Okay, I started watching your video lectures at your 15 City Sense Data and through your application of maximum likelihood estimation.

So, you drag out some common distributions, e.g., Poisson, negative binomial, beta, and look for the best "fit" for your data. Here you have little or no reason to believe that the data has any of those distributions. So, the work is all rules of thumb, intuitive heuristics, crude considerations, e.g., discrete or continuous and what the "support" is, etc. Then the quality is added on later -- see if the results are good on the test data. If not, then try again with more heuristics. If so, then use the "model" in practice. Cute. Apparently you are calling this two step technique, (i) use heuristics and then (ii) validate with the training data the influence of "machine learning". Okay.
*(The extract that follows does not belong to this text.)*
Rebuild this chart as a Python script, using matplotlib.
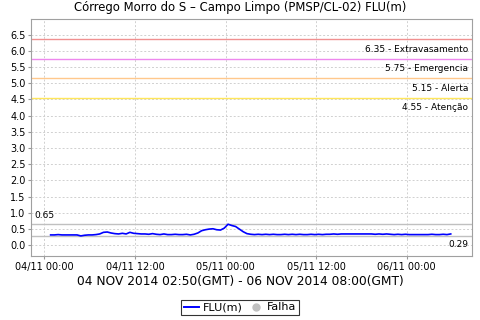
from datetime import datetime, timedelta
import matplotlib
matplotlib.use('Agg')
import matplotlib.pyplot as plt
import matplotlib.dates as mdates
from matplotlib.lines import Line2D

# readings every 30 min (local time, GMT-2) starting 04/11 00:50
start = datetime(2014, 11, 4, 0, 50)
flu = [0.32, 0.32, 0.33, 0.32, 0.32, 0.32, 0.32, 0.32, 0.29, 0.31,
       0.32, 0.32, 0.33, 0.35, 0.40, 0.41, 0.38, 0.36, 0.35, 0.37,
       0.35, 0.40, 0.37, 0.36, 0.35, 0.35, 0.34, 0.36, 0.34, 0.33,
       0.35, 0.33, 0.33, 0.34, 0.33, 0.33, 0.34, 0.32, 0.34, 0.38,
       0.45, 0.48, 0.50, 0.51, 0.48, 0.47, 0.53, 0.65, 0.61, 0.58,
       0.50, 0.42, 0.36, 0.34, 0.33, 0.34, 0.33, 0.34, 0.33, 0.34,
       0.33, 0.33, 0.34, 0.33, 0.34, 0.33, 0.34, 0.33, 0.33, 0.34,
       0.33, 0.34, 0.33, 0.34, 0.34, 0.35, 0.34, 0.35, 0.35, 0.35,
       0.35, 0.35, 0.35, 0.35, 0.35, 0.35, 0.34, 0.35, 0.34, 0.35,
       0.34, 0.33, 0.34, 0.33, 0.34, 0.33, 0.33, 0.33, 0.33, 0.33,
       0.33, 0.34, 0.33, 0.33, 0.34, 0.33, 0.35]
times = [start + timedelta(minutes=30 * i) for i in range(len(flu))]

limits = [6.35, 5.75, 5.15, 4.55]
limit_names = ['Extravasamento', 'Emergencia', 'Alerta', 'Atenção']
limit_colors = ['#F09090', '#EE88EE', '#FFC88C', '#FFE65A']
max_val, min_val = 0.65, 0.29

fig = plt.figure(figsize=(4.8, 3.2), dpi=100)
ax = fig.add_axes([31 / 480, 64 / 320, 441 / 480, 237 / 320])

ax.plot(times, flu, color='#0000FF', linewidth=1.2, zorder=5)

for v, name, c in zip(limits, limit_names, limit_colors):
    ax.axhline(v, color=c, linewidth=1)
    ax.annotate('%.2f - %s' % (v, name), xy=(0.992, v), xycoords=('axes fraction', 'data'),
                xytext=(0, -4), textcoords='offset points', ha='right', va='top', fontsize=6.5)

ax.axhline(max_val, color='#C0C0C0', linewidth=1)
ax.axhline(min_val, color='#C0C0C0', linewidth=1)
ax.annotate('%.2f' % max_val, xy=(0.007, max_val), xycoords=('axes fraction', 'data'),
            xytext=(0, 3), textcoords='offset points', ha='left', va='bottom', fontsize=6.5)
ax.annotate('%.2f' % min_val, xy=(0.992, min_val), xycoords=('axes fraction', 'data'),
            xytext=(0, -3), textcoords='offset points', ha='right', va='top', fontsize=6.5)

ax.set_ylim(-0.33, 6.98)
ax.set_yticks([i * 0.5 for i in range(14)])
ax.set_xlim(datetime(2014, 11, 3, 22, 14), datetime(2014, 11, 6, 8, 39))
ax.xaxis.set_major_locator(mdates.HourLocator(byhour=[0, 12]))
ax.xaxis.set_major_formatter(mdates.DateFormatter('%d/%m %H:%M'))
ax.tick_params(labelsize=7, length=2, color='#999999', pad=2)
ax.grid(True, color='#D0D0D0', linestyle=(0, (2, 2)), linewidth=0.7)
for s in ['left', 'bottom', 'right', 'top']:
    ax.spines[s].set_color('#A0A0A0')

fig.text(0.5, 1 - 8 / 320, 'Córrego Morro do S – Campo Limpo (PMSP/CL-02) FLU(m)',
         ha='center', va='center', fontsize=8.4)
fig.text(0.5, 1 - 282 / 320, '04 NOV 2014 02:50(GMT) - 06 NOV 2014 08:00(GMT)',
         ha='center', va='center', fontsize=8.8)

handles = [Line2D([], [], color='#0000FF', linewidth=1.4),
           Line2D([], [], color='#C0C0C0', marker='o', linestyle='none', markersize=5)]
leg = fig.legend(handles, ['FLU(m)', 'Falha'], loc='center', bbox_to_anchor=(0.5, 1 - 307.5 / 320),
                 ncol=2, fontsize=8, fancybox=False, edgecolor='black', handlelength=1.4,
                 handletextpad=0.3, columnspacing=0.5, borderpad=0.25, borderaxespad=0)
leg.get_frame().set_linewidth(0.8)

fig.savefig('out.png', dpi=100)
But there is a more traditional approach: When we use, e.g., the Poisson distribution, it is because we have good reason to believe that the data really is Poisson distributed. Maybe we just estimate the one parameter of the distribution and then continue on. It will be good also to check with some test data, but really, logically it is not necessary. Moreover, we may have some predictions for which we have no test data.

An example of this traditional approach where we have no test data and, really, no "training" data in the sense you are assuming, is the work I outlined for predicting the lifetime of submarines in a special scenario of global nuclear war limited to sea. There we got a Poisson process from some work of Koopmans. But we had no data on sinking submarines in real wars, not for "training" or "testing". We can similar things for, say, arrivals at a Web site because from the renewal theorem we have good reason to believe that the arrivals, over, say, 10 minutes at a time, form a Poisson process. Then we could estimate the arrival rate and, if we wish, do an hypothesis test for anomalies where the null hypothesis was that the arrivals were as in our Poisson process, all without any heuristic fitting and detecting anomalies that were not in any data we had observed so far.

So, generally we have two approaches:

(1) Machine learning where we get test data, use heuristics to build a model, test the model on test data, and declare success when we pass the test.

(2) Math assumptions where we have reason to know the distributions and form of a model, and use possibly much less data to determine the relatively few free parameters in the model and then just apply the model (testing also if we have some suitable test data -- in the submarine model, we did not).

A problem for approach (1) machine learning is that we should be fairly sure that when we apply the model at point x, point x is distributed as in the training data. So, essentially we are just interpolating.

E.g., if we have positive integers n and d, the set of real numbers R, training data pairs (y_i, x_i) for i = 1, 2, ..., n where y_i in R and x_i in R^d, fit a model that predicts each y_i from each_x_i, then to apply the model at x in R^d, we should know that x is distributed like the x_i.

So, we are assuming that the x_i have a "distribution", that is, are independent, identically distributed (i.i.d.) "samples" from some distribution. And our model is a function f: R^d --> R. Then to apply our model a x in R^d we evaluate f(x). We hope that our f(x) will be a good approximation of the y in R that would correspond to our x in R^d. So, again, to do this, we should check if x in R^d is distributed like the x_i in R^d.

I did see your work on anomaly detection, but it was much simpler and really not in the same context as an hypothesis test with null hypothesis that the x and x_i are i.i.d. in R^d.

I can believe that at times approach (1) can work and be useful in practice, but (A) a lot of data is needed (e.g., can't apply this approach to the problem of the submarine lifetimes) and (B) are limited in the values of x that can be used in the model (can't do an hypothesis test to detect anomalous arrivals beyond any seen before at a Web site).

From all I could see in your lectures, you neglected approach (2); readers should be informed that something like (2) is missing.